[Code that draws figures]
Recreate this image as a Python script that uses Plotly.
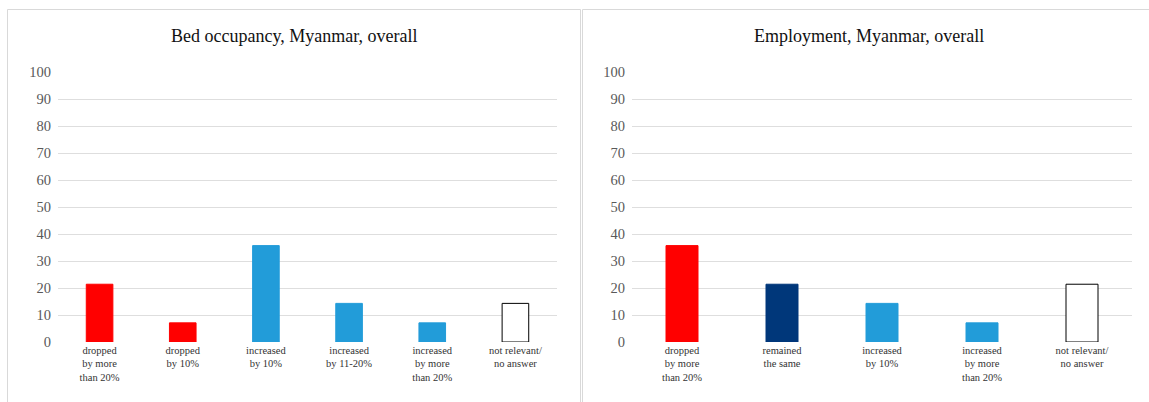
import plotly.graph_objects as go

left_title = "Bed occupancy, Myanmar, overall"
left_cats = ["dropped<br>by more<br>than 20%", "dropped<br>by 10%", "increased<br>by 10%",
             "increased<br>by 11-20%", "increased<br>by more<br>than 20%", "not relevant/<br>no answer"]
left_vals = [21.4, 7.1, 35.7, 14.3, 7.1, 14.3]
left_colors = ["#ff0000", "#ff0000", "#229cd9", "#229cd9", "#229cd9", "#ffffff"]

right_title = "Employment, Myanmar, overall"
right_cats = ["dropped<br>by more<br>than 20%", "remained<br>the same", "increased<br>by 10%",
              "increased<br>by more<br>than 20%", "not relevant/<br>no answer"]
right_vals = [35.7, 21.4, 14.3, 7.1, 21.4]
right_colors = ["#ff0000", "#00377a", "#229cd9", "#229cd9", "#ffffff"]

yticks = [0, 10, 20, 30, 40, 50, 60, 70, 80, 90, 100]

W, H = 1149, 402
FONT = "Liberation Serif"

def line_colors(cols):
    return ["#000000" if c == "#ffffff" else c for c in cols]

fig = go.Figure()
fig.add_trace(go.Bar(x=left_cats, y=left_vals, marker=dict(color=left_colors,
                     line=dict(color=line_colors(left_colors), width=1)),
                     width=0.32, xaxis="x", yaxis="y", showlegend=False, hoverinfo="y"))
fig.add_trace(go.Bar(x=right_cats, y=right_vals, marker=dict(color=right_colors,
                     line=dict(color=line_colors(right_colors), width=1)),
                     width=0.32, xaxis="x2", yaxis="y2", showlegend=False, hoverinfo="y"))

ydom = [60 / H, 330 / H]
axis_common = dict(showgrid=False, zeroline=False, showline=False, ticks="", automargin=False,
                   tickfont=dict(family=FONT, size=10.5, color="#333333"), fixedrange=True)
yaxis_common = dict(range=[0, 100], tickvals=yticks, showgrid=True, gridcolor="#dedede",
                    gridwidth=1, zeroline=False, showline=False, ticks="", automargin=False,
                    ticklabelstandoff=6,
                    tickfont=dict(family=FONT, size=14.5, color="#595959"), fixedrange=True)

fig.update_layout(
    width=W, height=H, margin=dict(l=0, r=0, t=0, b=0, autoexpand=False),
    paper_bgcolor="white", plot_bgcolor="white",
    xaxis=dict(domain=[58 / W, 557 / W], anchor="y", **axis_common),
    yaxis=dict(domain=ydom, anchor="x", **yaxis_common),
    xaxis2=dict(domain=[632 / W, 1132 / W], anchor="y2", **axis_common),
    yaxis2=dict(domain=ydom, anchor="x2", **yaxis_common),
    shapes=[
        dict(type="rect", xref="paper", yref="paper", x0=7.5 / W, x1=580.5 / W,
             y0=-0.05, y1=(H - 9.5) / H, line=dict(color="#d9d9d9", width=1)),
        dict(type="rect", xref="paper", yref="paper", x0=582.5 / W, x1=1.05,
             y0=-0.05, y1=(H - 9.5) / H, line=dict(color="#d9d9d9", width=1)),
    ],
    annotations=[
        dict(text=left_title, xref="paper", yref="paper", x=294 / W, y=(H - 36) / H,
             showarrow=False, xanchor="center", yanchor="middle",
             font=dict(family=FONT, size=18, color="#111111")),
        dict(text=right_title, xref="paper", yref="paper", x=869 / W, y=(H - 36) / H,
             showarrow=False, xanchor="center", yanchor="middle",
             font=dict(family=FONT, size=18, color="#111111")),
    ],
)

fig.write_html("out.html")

--

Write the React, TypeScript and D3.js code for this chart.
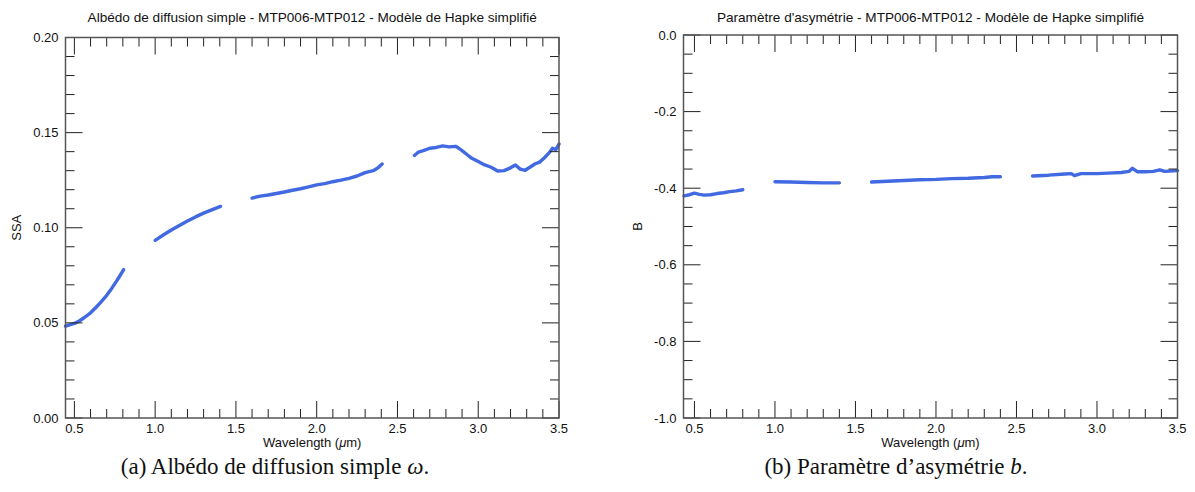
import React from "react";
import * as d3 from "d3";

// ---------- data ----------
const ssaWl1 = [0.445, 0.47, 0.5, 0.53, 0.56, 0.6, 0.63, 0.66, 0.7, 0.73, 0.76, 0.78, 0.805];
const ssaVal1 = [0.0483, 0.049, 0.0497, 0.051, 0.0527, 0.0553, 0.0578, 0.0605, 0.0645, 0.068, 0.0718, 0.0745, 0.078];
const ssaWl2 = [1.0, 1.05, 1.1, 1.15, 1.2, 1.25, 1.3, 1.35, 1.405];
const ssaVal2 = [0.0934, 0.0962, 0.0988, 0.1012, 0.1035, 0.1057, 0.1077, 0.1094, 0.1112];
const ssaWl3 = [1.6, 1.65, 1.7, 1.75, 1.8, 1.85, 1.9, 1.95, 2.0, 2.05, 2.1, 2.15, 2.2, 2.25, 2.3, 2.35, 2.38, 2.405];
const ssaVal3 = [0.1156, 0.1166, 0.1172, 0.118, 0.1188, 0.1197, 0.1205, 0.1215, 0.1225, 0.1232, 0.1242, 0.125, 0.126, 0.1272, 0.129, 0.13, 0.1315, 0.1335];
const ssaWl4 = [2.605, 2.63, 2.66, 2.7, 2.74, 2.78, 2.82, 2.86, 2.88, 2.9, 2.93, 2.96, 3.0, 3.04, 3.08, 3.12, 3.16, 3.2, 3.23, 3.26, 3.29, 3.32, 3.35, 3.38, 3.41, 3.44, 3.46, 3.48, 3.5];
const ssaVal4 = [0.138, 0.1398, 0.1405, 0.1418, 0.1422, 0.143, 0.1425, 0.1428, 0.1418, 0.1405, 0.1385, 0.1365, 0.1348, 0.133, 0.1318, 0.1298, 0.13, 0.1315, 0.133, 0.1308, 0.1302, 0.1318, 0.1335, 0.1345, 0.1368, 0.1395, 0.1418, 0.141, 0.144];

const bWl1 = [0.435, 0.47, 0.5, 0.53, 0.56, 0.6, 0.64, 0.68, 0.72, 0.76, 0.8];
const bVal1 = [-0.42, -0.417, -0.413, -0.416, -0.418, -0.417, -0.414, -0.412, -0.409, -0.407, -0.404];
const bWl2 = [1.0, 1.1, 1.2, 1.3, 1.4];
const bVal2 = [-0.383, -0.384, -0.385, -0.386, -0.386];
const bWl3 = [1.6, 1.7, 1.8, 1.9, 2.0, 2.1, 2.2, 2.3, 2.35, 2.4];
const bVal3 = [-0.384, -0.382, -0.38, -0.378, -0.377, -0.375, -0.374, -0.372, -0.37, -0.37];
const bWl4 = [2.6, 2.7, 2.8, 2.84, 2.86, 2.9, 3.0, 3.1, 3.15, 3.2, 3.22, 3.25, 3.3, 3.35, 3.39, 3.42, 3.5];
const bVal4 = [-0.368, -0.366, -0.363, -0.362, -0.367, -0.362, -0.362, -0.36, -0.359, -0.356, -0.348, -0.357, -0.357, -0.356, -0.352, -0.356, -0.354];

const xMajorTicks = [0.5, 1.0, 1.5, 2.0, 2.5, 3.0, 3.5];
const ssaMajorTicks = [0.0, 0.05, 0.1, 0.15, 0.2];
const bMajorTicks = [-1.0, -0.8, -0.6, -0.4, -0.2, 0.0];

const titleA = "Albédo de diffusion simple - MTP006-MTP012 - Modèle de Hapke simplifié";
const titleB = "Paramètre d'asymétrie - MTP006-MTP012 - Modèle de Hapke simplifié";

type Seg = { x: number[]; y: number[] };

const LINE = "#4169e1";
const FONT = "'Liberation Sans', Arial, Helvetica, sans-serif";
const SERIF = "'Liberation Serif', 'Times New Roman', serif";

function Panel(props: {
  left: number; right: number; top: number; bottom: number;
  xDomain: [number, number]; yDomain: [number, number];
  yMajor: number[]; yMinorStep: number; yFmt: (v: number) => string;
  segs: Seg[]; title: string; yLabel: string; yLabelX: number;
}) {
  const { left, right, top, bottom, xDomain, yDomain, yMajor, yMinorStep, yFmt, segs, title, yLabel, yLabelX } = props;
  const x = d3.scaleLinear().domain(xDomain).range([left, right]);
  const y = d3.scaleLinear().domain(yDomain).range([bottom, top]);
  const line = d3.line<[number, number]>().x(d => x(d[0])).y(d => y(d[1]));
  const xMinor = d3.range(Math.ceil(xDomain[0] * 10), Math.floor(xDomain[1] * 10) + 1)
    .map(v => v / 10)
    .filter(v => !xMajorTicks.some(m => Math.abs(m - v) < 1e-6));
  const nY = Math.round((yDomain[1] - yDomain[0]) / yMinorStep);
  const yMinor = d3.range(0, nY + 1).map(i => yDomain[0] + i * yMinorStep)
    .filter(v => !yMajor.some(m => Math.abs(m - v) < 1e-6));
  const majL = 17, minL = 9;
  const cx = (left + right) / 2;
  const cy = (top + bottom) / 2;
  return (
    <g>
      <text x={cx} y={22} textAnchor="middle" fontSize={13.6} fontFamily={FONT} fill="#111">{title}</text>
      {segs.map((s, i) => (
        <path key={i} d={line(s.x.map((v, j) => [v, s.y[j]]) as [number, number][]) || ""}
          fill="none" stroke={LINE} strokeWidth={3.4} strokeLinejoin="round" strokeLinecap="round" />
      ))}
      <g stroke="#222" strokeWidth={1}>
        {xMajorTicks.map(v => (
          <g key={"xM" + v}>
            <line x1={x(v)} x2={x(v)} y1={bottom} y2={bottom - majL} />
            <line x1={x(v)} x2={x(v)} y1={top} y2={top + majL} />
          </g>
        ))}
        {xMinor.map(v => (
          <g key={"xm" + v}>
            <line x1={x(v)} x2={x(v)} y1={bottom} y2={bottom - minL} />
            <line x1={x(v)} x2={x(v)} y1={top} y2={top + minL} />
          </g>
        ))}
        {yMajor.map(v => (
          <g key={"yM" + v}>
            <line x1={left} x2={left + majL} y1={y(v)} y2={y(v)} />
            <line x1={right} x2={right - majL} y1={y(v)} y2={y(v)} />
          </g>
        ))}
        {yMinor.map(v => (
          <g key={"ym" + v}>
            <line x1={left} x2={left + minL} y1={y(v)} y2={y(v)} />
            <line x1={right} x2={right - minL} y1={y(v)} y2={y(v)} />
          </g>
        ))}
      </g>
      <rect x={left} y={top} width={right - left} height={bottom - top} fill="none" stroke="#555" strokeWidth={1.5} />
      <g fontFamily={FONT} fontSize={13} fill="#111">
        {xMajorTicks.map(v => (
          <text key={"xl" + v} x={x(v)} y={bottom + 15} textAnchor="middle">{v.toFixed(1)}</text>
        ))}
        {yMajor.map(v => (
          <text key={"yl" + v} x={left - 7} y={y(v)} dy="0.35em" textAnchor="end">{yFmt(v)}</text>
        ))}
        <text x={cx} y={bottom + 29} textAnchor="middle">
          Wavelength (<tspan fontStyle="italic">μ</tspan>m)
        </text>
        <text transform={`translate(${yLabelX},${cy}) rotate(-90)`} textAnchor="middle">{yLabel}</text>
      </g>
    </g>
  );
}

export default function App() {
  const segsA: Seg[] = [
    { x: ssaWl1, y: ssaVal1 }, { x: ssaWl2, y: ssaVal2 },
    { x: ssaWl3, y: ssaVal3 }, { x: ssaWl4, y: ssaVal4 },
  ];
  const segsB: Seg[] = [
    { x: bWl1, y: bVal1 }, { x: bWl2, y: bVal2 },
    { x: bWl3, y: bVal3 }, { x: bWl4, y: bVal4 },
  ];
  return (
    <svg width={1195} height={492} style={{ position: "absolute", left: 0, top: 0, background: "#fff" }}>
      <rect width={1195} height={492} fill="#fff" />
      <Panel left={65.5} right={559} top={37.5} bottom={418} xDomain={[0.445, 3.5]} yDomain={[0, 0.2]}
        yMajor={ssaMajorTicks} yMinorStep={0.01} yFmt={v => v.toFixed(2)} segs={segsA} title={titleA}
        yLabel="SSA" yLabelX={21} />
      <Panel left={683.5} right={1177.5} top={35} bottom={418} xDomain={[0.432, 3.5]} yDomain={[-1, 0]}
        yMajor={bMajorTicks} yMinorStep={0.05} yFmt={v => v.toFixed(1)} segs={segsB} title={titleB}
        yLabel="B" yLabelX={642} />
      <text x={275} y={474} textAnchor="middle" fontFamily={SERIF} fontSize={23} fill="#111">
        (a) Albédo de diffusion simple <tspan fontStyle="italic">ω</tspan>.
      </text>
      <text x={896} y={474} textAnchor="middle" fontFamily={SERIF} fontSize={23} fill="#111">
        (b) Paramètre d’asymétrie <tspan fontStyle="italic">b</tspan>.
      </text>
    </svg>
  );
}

==

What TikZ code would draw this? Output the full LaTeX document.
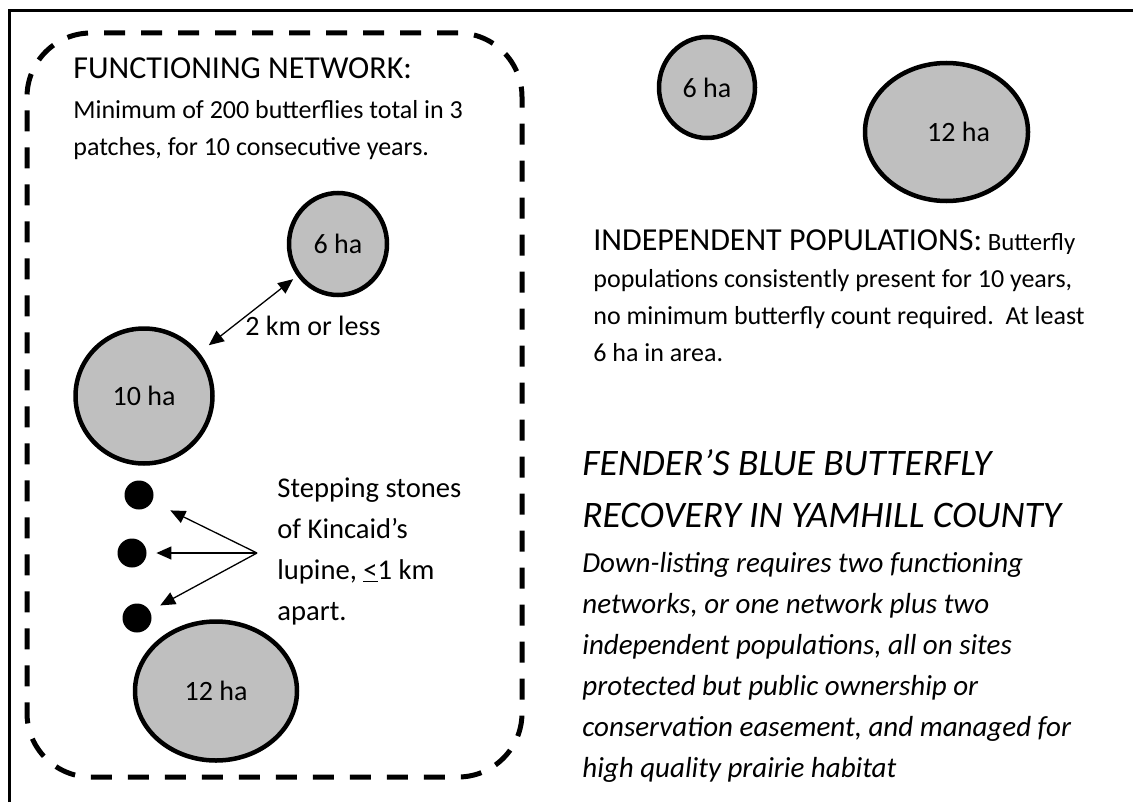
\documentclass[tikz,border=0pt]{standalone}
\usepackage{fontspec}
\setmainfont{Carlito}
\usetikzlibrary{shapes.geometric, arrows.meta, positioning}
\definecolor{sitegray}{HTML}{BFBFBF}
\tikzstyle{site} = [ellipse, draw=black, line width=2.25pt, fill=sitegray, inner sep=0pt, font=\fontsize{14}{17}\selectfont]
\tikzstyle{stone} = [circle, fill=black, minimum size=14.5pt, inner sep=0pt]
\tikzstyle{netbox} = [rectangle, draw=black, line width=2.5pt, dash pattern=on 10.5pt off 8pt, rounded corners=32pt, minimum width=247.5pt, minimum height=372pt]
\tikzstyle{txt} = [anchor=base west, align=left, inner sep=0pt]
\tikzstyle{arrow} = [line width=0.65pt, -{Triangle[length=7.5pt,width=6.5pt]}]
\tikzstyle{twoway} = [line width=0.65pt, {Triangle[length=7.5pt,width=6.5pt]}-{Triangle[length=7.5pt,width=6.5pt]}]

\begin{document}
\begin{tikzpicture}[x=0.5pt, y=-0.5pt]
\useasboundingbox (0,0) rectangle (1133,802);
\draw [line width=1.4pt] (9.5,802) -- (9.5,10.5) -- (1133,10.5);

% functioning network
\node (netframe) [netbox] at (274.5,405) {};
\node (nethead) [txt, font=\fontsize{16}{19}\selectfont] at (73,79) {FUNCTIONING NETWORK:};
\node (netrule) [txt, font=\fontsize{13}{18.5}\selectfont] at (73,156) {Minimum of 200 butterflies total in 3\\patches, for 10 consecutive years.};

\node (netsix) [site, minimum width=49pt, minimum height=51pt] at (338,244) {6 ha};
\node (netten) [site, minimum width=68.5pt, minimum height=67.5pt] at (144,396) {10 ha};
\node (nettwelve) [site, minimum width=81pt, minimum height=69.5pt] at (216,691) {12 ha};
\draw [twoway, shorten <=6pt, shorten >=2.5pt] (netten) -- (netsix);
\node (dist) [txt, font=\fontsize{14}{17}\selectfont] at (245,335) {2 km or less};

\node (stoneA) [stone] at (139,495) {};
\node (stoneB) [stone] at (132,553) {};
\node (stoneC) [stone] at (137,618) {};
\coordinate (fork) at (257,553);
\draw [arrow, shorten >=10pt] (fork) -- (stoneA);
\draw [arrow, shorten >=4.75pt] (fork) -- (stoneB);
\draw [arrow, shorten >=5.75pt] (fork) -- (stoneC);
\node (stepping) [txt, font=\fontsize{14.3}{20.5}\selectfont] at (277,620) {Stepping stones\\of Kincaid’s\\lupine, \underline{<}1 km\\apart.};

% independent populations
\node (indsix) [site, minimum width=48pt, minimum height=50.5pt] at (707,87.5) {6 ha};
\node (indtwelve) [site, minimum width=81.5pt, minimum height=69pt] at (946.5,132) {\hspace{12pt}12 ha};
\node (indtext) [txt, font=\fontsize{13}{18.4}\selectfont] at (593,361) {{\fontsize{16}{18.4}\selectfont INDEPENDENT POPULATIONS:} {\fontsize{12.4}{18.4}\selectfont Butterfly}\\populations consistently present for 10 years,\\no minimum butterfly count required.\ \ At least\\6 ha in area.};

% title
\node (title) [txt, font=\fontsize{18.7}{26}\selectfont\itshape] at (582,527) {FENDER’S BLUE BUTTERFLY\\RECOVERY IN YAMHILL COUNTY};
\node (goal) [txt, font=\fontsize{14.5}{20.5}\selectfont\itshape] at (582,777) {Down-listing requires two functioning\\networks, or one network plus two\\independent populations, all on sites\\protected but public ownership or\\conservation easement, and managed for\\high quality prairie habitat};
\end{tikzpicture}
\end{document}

Objective: Using the data above, set down each line from the line with "Write the React, TypeScript" to the line with "import * as" exactly, both ends included, and leave the pictures behind. Nothing else belongs.

Problem solution:
Write the React, TypeScript and D3.js code for this chart.
import React from "react";
import * as d3 from "d3";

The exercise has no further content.